- Stated problem -
Nothing but the lines from the top of the data to the line holding "ax = fig.add_axes([36" should be printed, word for word and both ends included; leave the pictures out.

---- Data extract

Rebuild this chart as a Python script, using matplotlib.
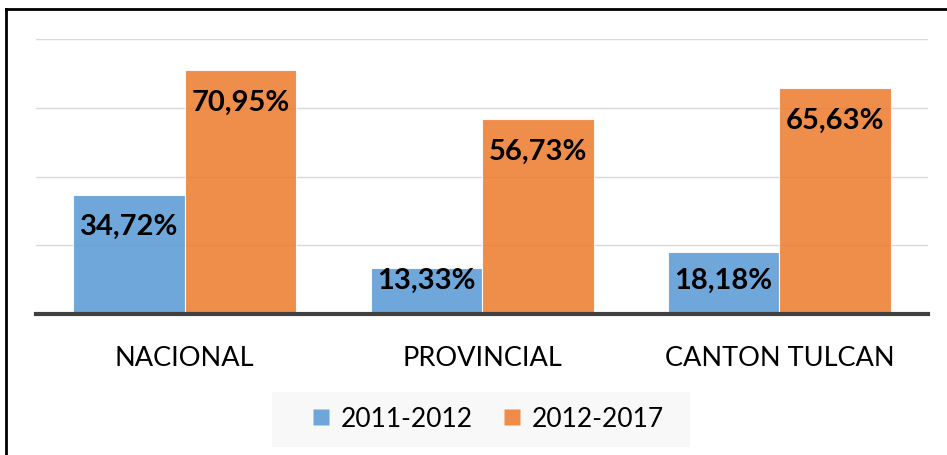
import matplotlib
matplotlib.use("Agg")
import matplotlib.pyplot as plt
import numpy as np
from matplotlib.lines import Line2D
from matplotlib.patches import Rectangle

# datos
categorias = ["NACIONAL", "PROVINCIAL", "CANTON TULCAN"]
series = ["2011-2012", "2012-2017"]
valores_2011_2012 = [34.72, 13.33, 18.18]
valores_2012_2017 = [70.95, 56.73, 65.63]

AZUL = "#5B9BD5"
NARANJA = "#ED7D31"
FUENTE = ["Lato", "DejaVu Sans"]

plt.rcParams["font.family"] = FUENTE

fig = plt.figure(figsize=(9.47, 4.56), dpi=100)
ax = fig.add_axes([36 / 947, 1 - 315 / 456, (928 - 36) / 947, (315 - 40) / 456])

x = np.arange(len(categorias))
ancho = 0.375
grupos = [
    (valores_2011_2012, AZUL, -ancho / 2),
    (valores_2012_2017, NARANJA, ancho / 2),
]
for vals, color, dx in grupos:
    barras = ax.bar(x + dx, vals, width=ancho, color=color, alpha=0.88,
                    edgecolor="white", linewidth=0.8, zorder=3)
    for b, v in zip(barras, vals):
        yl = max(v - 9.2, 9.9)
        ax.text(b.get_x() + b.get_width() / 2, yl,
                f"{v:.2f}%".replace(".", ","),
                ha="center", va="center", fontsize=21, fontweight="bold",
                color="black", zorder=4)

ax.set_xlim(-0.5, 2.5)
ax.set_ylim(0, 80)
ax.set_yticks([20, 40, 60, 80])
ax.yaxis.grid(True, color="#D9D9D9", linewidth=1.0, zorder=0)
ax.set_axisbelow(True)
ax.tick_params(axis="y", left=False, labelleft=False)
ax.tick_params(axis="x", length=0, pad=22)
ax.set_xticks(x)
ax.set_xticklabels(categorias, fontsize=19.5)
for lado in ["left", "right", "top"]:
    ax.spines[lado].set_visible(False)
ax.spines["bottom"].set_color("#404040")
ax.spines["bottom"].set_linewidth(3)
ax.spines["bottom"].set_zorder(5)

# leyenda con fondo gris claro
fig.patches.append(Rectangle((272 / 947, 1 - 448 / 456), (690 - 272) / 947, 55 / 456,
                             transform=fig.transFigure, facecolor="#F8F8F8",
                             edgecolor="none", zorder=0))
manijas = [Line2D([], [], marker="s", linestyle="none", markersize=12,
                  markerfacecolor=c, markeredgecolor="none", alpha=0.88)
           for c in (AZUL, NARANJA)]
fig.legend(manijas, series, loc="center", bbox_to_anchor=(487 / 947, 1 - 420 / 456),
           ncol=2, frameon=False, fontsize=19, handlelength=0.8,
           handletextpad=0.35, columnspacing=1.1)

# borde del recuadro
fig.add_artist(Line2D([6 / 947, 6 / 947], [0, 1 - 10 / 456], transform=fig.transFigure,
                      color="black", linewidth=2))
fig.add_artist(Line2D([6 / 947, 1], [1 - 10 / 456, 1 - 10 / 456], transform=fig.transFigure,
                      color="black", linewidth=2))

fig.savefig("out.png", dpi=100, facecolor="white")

--------

- Answer below -
Rebuild this chart as a Python script, using matplotlib.
import matplotlib
matplotlib.use("Agg")
import matplotlib.pyplot as plt
import numpy as np
from matplotlib.lines import Line2D
from matplotlib.patches import Rectangle

# datos
categorias = ["NACIONAL", "PROVINCIAL", "CANTON TULCAN"]
series = ["2011-2012", "2012-2017"]
valores_2011_2012 = [34.72, 13.33, 18.18]
valores_2012_2017 = [70.95, 56.73, 65.63]

AZUL = "#5B9BD5"
NARANJA = "#ED7D31"
FUENTE = ["Lato", "DejaVu Sans"]

plt.rcParams["font.family"] = FUENTE

fig = plt.figure(figsize=(9.47, 4.56), dpi=100)
ax = fig.add_axes([36 / 947, 1 - 315 / 456, (928 - 36) / 947, (315 - 40) / 456])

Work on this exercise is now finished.